Furthermore, Plaintiff does not submit any evidence to suggest that Boeing's reasons were unworthy of credence. In fact, the only claim Plaintiff makes to rebut these reasons is her contention that Boeing fabricated the workplace threat against her supervisor. (Dkt. #36 at 1). This naked and conclusory statement is insufficient to survive summary judgment. Once a party meets its burden in the McDonnell Douglas burden-shifting framework, the other party "must produce significant probative evidence that demonstrates that there is a genuine issue of material fact for trial." F.T.C. v. Publishing Clearing House, Inc., 104 F.3d 1168, 1170 (9th Cir. 1997). Plaintiff has ultimately failed to meet her burden, and her wrongful termination claim is therefore dismissed.
2. Retaliation
To make a prima facie case of retaliation under Title VII, a plaintiff must establish that: (1) she engaged in a protected activity; (2) the defendant subjected her to an adverse employment action; and (3) a causal link exists between the protected activity and the adverse action. Manatt v. Bank of America, NA, 339 F.3d 792, 800 (9th Cir. 2003) (citations omitted). Similar to the burden shifting framework established by McDonnell Douglas for wrongful termination claims, if the plaintiff is successful in establishing a prima facie case, the burden shifts to the employer to advance legitimate, nondiscriminatory reasons for any adverse actions taken against the plaintiff. See Steiner v. Showboat Operating Co., 25 F.3d 1459, 1464-65 (9th Cir. 1994). The plaintiff has the ultimate burden of proving the defendant's proffered reasons are pretextual. Id. at 1465.
Here, and for the same reasons described above, Boeing had legitimate and nondiscriminatory reasons for terminating Plaintiff's employment. Plaintiff fails to offer any evidence to suggest otherwise. As a result, Plaintiff's retaliation claims under Title VII are likewise dismissed.
E. Discrimination Under the WLAD
The WLAD "prohibits an employer from discharging or barring any person from employment based on race." Oliver v. Pacific Northwest Bell Telephone Co., Inc., 106 Wash.2d 675, 678 (1986) (citing RCW 46.60). The WLAD follows the same principles as Title VII. See Xieng v. Peoples Nat. Bank of Washington, 120 Wash.2d 512, 518 (1993). Specifically, "RCW 49.60 is patterned after Title [VII] . . . [c]onsequently, decisions interpreting the federal act are persuasive authority for the construction of RCW 49.60." Oliver, 106 Wash.2d at 678.
Therefore the analysis of whether Plaintiff has a cognizable claim under the WLAD is similar to whether she has a claim under Title VII. Because the Court has already concluded that Plaintiff's Title VII claims for wrongful termination and retaliation fail, Plaintiff's WLAD claims also fail for the same reasons articulated above.

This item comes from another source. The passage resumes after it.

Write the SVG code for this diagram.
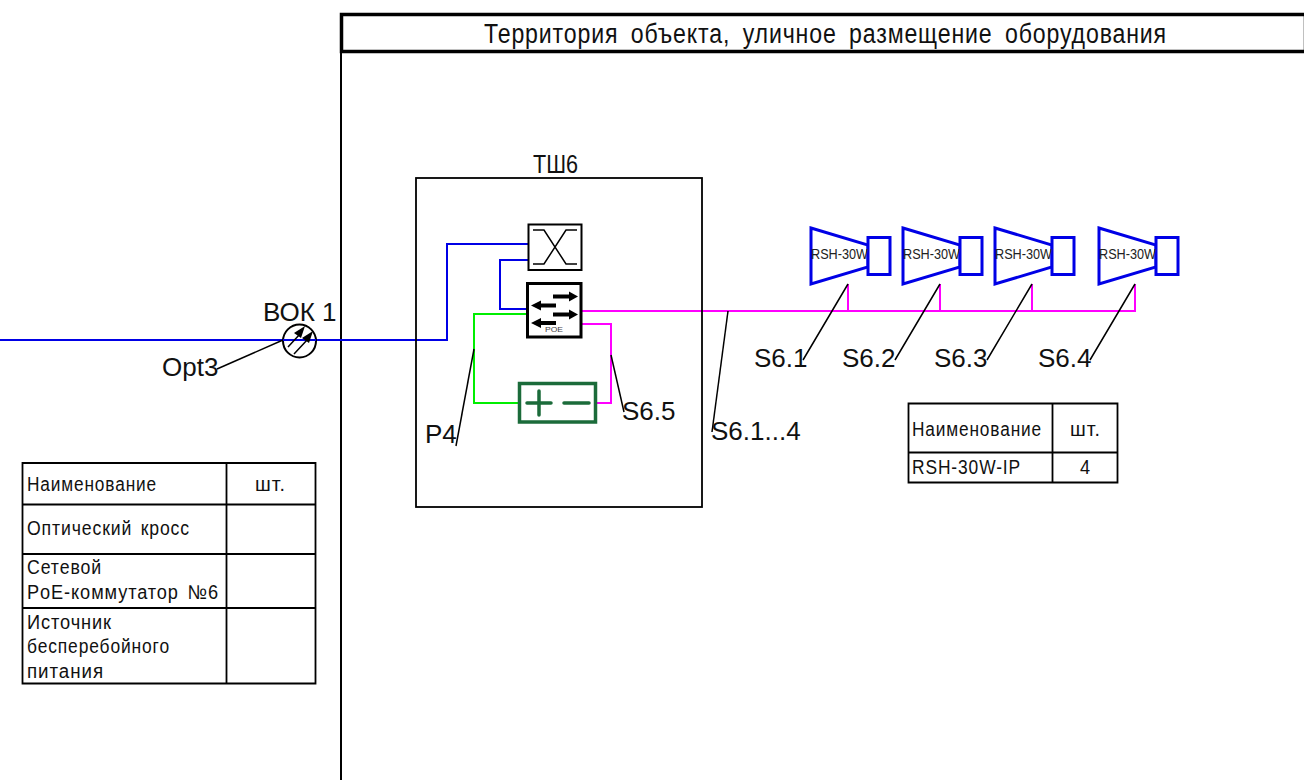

F. Plaintiff's Request to Continue to Conduct Discovery
Lastly, the Court finds it worthwhile to address Plaintiff's contention that summary judgment is premature, and that the parties should continue to conduct discovery. FRCP 56(f), the governing rule on motions to continue summary judgment, provides:
Should it appear from the affidavits of a party opposing the motion that the party cannot for reasons stated present by affidavit facts essential to justify the party's opposition, the court may refuse the application for judgment or may order a continuance to permit affidavits to be obtained or depositions to be taken or discovery to be had or may make such other order as is just.

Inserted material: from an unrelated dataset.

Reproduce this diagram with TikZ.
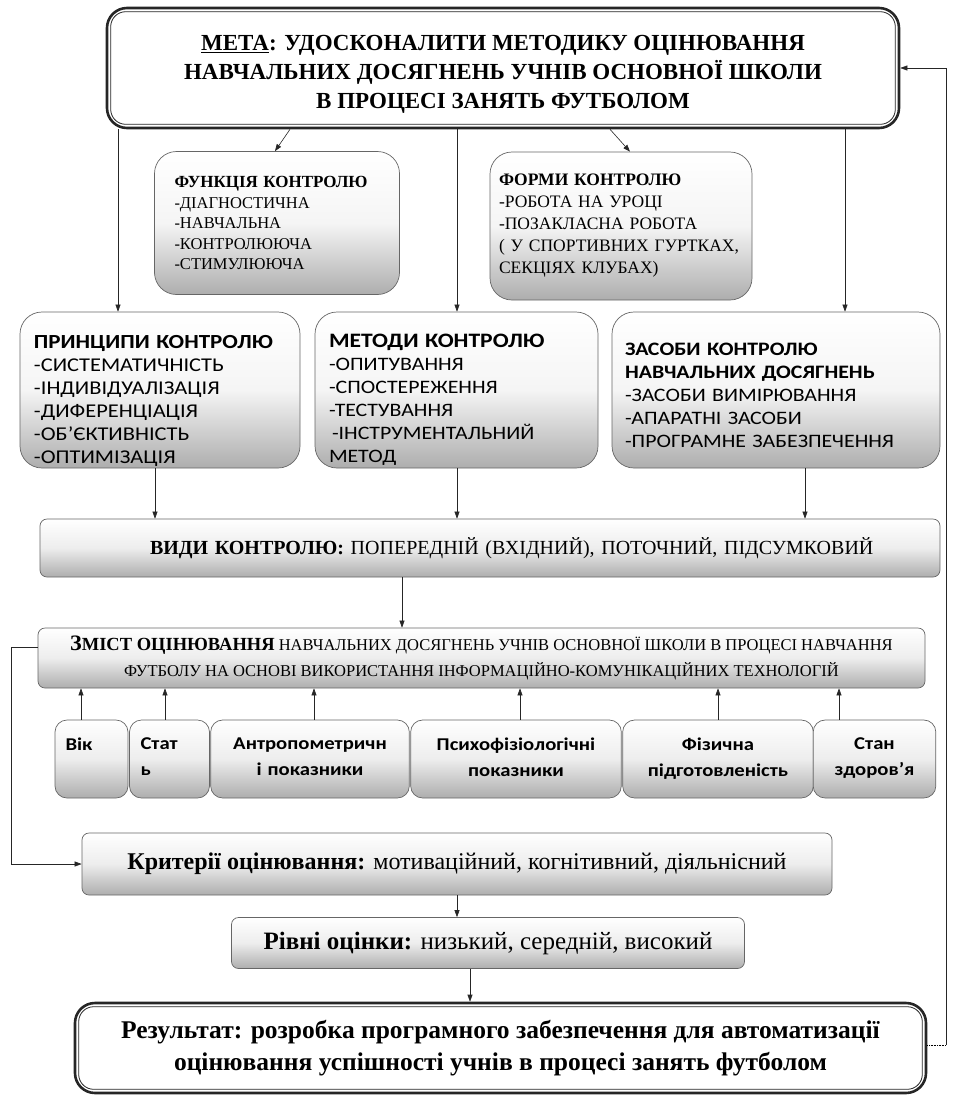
\documentclass[tikz,border=0pt]{standalone}
\usepackage{fontspec}
\setmainfont{Liberation Serif}
\newfontfamily\carl[FakeStretch=1.15]{Carlito}
\usetikzlibrary{arrows.meta}
\tikzset{
  arr/.style={-{Triangle[length=7pt,width=5pt]}, line width=0.6pt, draw=black!85},
  gbox/.style={draw=black!60, line width=0.7pt, rounded corners=22pt,
     top color=white, bottom color=black!32, middle color=black!4},
  flatbox/.style={draw=black!60, line width=0.7pt, rounded corners=7pt,
     top color=white, bottom color=black!32, middle color=black!7},
  dblbox/.style={draw=black!85, line width=2.6pt, rounded corners=20pt, fill=white},
  inner/.style={draw=black!85, line width=0.8pt, rounded corners=15pt},
}
\begin{document}
\begin{tikzpicture}[x=1pt,y=-1pt]
\useasboundingbox (0,0) rectangle (954,1096);

% top goal box
\node[dblbox, minimum width=792pt, minimum height=120pt, align=center,
      font={\bfseries\fontsize{23}{29}\selectfont}] (meta) at (503,68)
  {\rule{0pt}{28pt}\underline{МЕТА}: УДОСКОНАЛИТИ МЕТОДИКУ ОЦІНЮВАННЯ\\
   НАВЧАЛЬНИХ ДОСЯГНЕНЬ УЧНІВ  ОСНОВНОЇ ШКОЛИ\\
   В ПРОЦЕСІ ЗАНЯТЬ ФУТБОЛОМ};
\draw[inner] ([shift={(5pt,5pt)}]meta.south west) rectangle ([shift={(-5pt,-5pt)}]meta.north east);

% second row
\node[gbox, minimum width=245pt, minimum height=143pt, text width=205pt, align=left,
      font={\fontsize{16.5}{20.5}\selectfont}] (func) at (277,223)
  {{\bfseries\fontsize{17}{20.5}\selectfont ФУНКЦІЯ КОНТРОЛЮ}\\
   -ДІАГНОСТИЧНА\\ -НАВЧАЛЬНА\\ -КОНТРОЛЮЮЧА\\ -СТИМУЛЮЮЧА};
\node[gbox, minimum width=262pt, minimum height=148pt, text width=244pt, align=left,
      font={\fontsize{17.5}{22}\selectfont}] (form) at (621,226)
  {{\bfseries\fontsize{17.5}{22}\selectfont ФОРМИ КОНТРОЛЮ}\\
   -РОБОТА НА УРОЦІ\\ -ПОЗАКЛАСНА  РОБОТА\\ ( У СПОРТИВНИХ ГУРТКАХ,\\ СЕКЦІЯХ  КЛУБАХ)};

% third row
\node[gbox, minimum width=280pt, minimum height=156pt, text width=252pt, align=left,
      inner ysep=1pt, font={\carl\fontsize{19.5}{23}\selectfont}] (princ) at (160,390)
  {{\bfseries\fontsize{20}{23}\selectfont\rule{0pt}{35pt}ПРИНЦИПИ КОНТРОЛЮ}\\
   -СИСТЕМАТИЧНІСТЬ\\ -ІНДИВІДУАЛІЗАЦІЯ\\ -ДИФЕРЕНЦІАЦІЯ\\ -ОБ’ЄКТИВНІСТЬ\\ -ОПТИМІЗАЦІЯ};
\node[gbox, minimum width=283pt, minimum height=156pt, text width=255pt, align=left,
      inner ysep=1pt, font={\carl\fontsize{19}{23}\selectfont}] (metod) at (456.5,390)
  {{\bfseries\fontsize{20.5}{23}\selectfont\rule{0pt}{33pt}МЕТОДИ КОНТРОЛЮ}\\
   -ОПИТУВАННЯ\\ -СПОСТЕРЕЖЕННЯ\\ -ТЕСТУВАННЯ\\ \hspace*{3pt}-ІНСТРУМЕНТАЛЬНИЙ\\ МЕТОД};
\node[gbox, minimum width=328pt, minimum height=156pt, text width=302pt, align=left,
      font={\carl\fontsize{19}{23}\selectfont}] (zasob) at (776,390)
  {{\bfseries\fontsize{19}{26}\selectfont\rule{0pt}{23pt}ЗАСОБИ КОНТРОЛЮ\\ НАВЧАЛЬНИХ ДОСЯГНЕНЬ}\\
   -ЗАСОБИ ВИМІРЮВАННЯ\\ -АПАРАТНІ ЗАСОБИ\\ -ПРОГРАМНЕ ЗАБЕЗПЕЧЕННЯ};

% types of control
\node[flatbox, minimum width=900pt, minimum height=58pt, text width=860pt, align=left,
      font={\fontsize{20}{24}\selectfont}] (vydy) at (490,548)
  {\hspace*{90pt}\textbf{ВИДИ КОНТРОЛЮ:}  ПОПЕРЕДНІЙ (ВХІДНИЙ), ПОТОЧНИЙ, ПІДСУМКОВИЙ};

% content
\node[flatbox, minimum width=887pt, minimum height=60pt, align=center,
      font={\fontsize{16.5}{26}\selectfont}] (zmist) at (481.5,658)
  {{\bfseries\fontsize{22}{26}\selectfont З\fontsize{18.5}{26}\selectfont МІСТ ОЦІНЮВАННЯ} НАВЧАЛЬНИХ ДОСЯГНЕНЬ УЧНІВ ОСНОВНОЇ ШКОЛИ В ПРОЦЕСІ НАВЧАННЯ\\
   ФУТБОЛУ НА ОСНОВІ ВИКОРИСТАННЯ ІНФОРМАЦІЙНО-КОМУНІКАЦІЙНИХ ТЕХНОЛОГІЙ};

% indicators
\tikzset{small/.style={flatbox, rounded corners=12pt, minimum height=78pt,
   font={\carl\bfseries\fontsize{18}{26}\selectfont}, text depth=30pt}}
\node[small, minimum width=73pt, text width=52pt, align=left] (vik) at (91.5,759) {Вік};
\node[small, minimum width=80pt, text width=58pt, align=left] (stat) at (169.5,759) {Стат\\ь};
\node[small, minimum width=196pt, text width=192pt, align=center] (antr) at (310,759) {Антропометричн\\і показники};
\node[small, minimum width=208pt, text width=204pt, align=center] (psych) at (516,759) {Психофізіологічні\\показники};
\node[small, minimum width=188pt, text width=184pt, align=center] (fiz) at (718,759) {Фізична\\підготовленість};
\node[small, minimum width=120pt, text width=116pt, align=center] (stan) at (874.5,759) {Стан\\здоров’я};

% criteria, levels, result
\node[flatbox, minimum width=750pt, minimum height=62pt, align=center,
      font={\fontsize{24}{28}\selectfont}] (kryt) at (457,864)
  {\textbf{Критерії оцінювання:} мотиваційний,  когнітивний,  діяльнісний};
\node[flatbox, minimum width=513pt, minimum height=51pt, align=center,
      font={\fontsize{25}{28}\selectfont}] (rivni) at (488,943)
  {\textbf{Рівні оцінки:}  низький, середній, високий};
\node[dblbox, minimum width=851pt, minimum height=90pt, align=center,
      font={\bfseries\fontsize{25.5}{32}\selectfont}] (rez) at (500.5,1048)
  {Результат: розробка програмного забезпечення для автоматизації\\
   оцінювання успішності учнів в процесі занять  футболом};
\draw[inner] ([shift={(5pt,5pt)}]rez.south west) rectangle ([shift={(-5pt,-5pt)}]rez.north east);

% connectors from the goal
\draw[arr] (118,0 |- meta.south) -- (118,0 |- princ.north);
\draw[arr] (290,0 |- meta.south) -- (275,0 |- func.north);
\draw[arr] (457,0 |- meta.south) -- (457,0 |- metod.north);
\draw[arr] (610,0 |- meta.south) -- (630,0 |- form.north);
\draw[arr] (845,0 |- meta.south) -- (845,0 |- zasob.north);
% to types
\draw[arr] (155,0 |- princ.south) -- (155,0 |- vydy.north);
\draw[arr] (457,0 |- metod.south) -- (457,0 |- vydy.north);
\draw[arr] (805,0 |- zasob.south) -- (805,0 |- vydy.north);
\draw[arr] (402,0 |- vydy.south) -- (402,0 |- zmist.north);
% indicators to content
\draw[arr] (81,0 |- vik.north) -- (81,0 |- zmist.south);
\draw[arr] (165,0 |- stat.north) -- (165,0 |- zmist.south);
\draw[arr] (314,0 |- antr.north) -- (314,0 |- zmist.south);
\draw[arr] (520,0 |- psych.north) -- (520,0 |- zmist.south);
\draw[arr] (718,0 |- fiz.north) -- (718,0 |- zmist.south);
\draw[arr] (839,0 |- stan.north) -- (839,0 |- zmist.south);
% content to criteria
\coordinate (fbL) at (11,647);
\draw[arr] (zmist.west |- fbL) -- (fbL) -- (fbL |- kryt.west) -- (kryt.west);
\draw[arr] (457,0 |- kryt.south) -- (457,0 |- rivni.north);
\draw[arr] (470,0 |- rivni.south) -- (470,0 |- rez.north);
% feedback
\coordinate (fbR) at (946,1045);
\draw[densely dotted, line width=0.6pt] (rez.east |- fbR) -- (fbR);
\draw[arr] (fbR) -- (fbR |- meta.east) -- (meta.east);
\end{tikzpicture}
\end{document}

The Ninth Circuit has explained that in order to justify a continuance, "parties opposing summary judgment must make (a) a timely application which (b) sufficiently identifies (c) relevant information, (d) where there is some basis for believing that the information sought actually exists." Emplrs. Teamsters Local Nos. 175 505 Pension Trust Fund v. Clorox Co., 353 F.3d 1125, 1129 (9th Cir. 2004) (quoting VISA Int'l Serv. Ass'n. v. Bankcard Holders of Am., 784 F.2d 1472, 1475 (9th Cir. 1986)). A motion to continue summary judgment will not be granted if "the moving party has not diligently pursued discovery of evidence." Wichita Falls Office Assocs. v. Banc One Corp., 978 F.2d 915, 919 n. 4 (5th Cir. 1992). The burden is on the party seeking additional discovery to proffer sufficient facts to show that the evidence sought exists, and that it would prevent summary judgment. Chance v. Pac-Tel Teletrac, Inc., 242 F.3d 1151, 1161 n. 6 (9th Cir. 2001); Nidds v. Schindler Elevator Corp., 113 F.3d 912, 921 (9th Cir. 1996).

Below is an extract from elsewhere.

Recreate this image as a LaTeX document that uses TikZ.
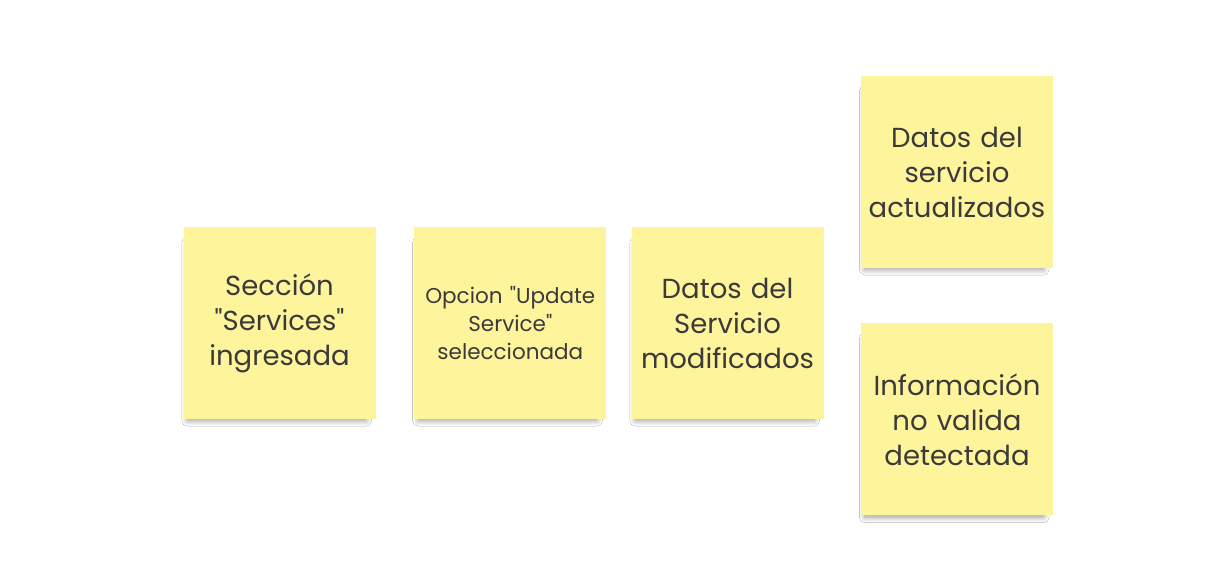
\documentclass[tikz,border=0pt]{standalone}
\usepackage{fontspec}
\setmainfont{Poppins}[Ligatures=TeXOff]
\usetikzlibrary{shadows.blur}
\definecolor{notefill}{HTML}{FEF49C}
\definecolor{notetext}{HTML}{3A3A3A}
\tikzset{
  note/.style={rectangle, fill=notefill, minimum width=192pt, minimum height=192pt,
    inner sep=0pt, text width=188pt, align=center, text=notetext,
    font=\fontsize{27.5}{35}\selectfont,
    blur shadow={shadow xshift=-3pt, shadow yshift=-9pt, shadow blur steps=14, shadow blur radius=6pt, shadow opacity=40, shadow scale=0.93}},
  smallnote/.style={note, font=\fontsize{21.5}{28}\selectfont}
}
\begin{document}
\begin{tikzpicture}[x=1pt,y=1pt]
\useasboundingbox (0,0) rectangle (1207,580);
\fill[white] (0,0) rectangle (1207,580);
\node[note] (n1) at (279.5,257) {Sección\\"Services"\\ingresada};
\node[smallnote] (n2) at (510.3,257) {Opcion "Update\\Service"\\seleccionada};
\node[note] (n3) at (727.5,257) {Datos del\\Servicio\\modificados};
\node[note] (n4) at (957,408) {Datos del\\servicio\\actualizados};
\node[note] (n5) at (957,160.5) {Información\\no valida\\detectada};
\end{tikzpicture}
\end{document}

Here, Plaintiff fails to identify what material discovery or evidence she needs to establish that she has a cognizable claim under either the WLAD or Title VII. Plaintiff merely suggests that she is unaware of any Project Manager that "types 8 or 10 hours a day." (Dkt. #36 at 1). She further claims that several other project managers lived in other locations outside of Washington. However, these contentions ignore the substance behind Boeing's reasons for terminating Plaintiff's employment. It was neither her failure to "type" for a certain period of time nor the fact that other project managers were allowed to live elsewhere that led Boeing to make the personnel decision it did. Rather, it was Plaintiff's material misrepresentations that she made on a consistent basis that led to her termination.
Ultimately, Plaintiff fails to specify what evidence she needs, or what discovery she must engage in to refute Boeing's motion for summary judgment. Under such circumstances, a stay of Boeing's motion is unwarranted, and the Court finds no basis for Plaintiff's claims.
III. CONCLUSION
Having reviewed the relevant pleadings, and the remainder of the record, the Court hereby finds and ORDERS:
(1) Defendant's Motion for Summary Judgment (Dkt. #26) is GRANTED. Plaintiff's claims are dismissed with prejudice and this case is now CLOSED. All other motions shall be STRICKEN AS MOOT.
(2) The Clerk is directed to forward a copy of this Order to all counsel of record and to pro se Plaintiff at the following address: PO Box 99025, Seattle, WA 98139.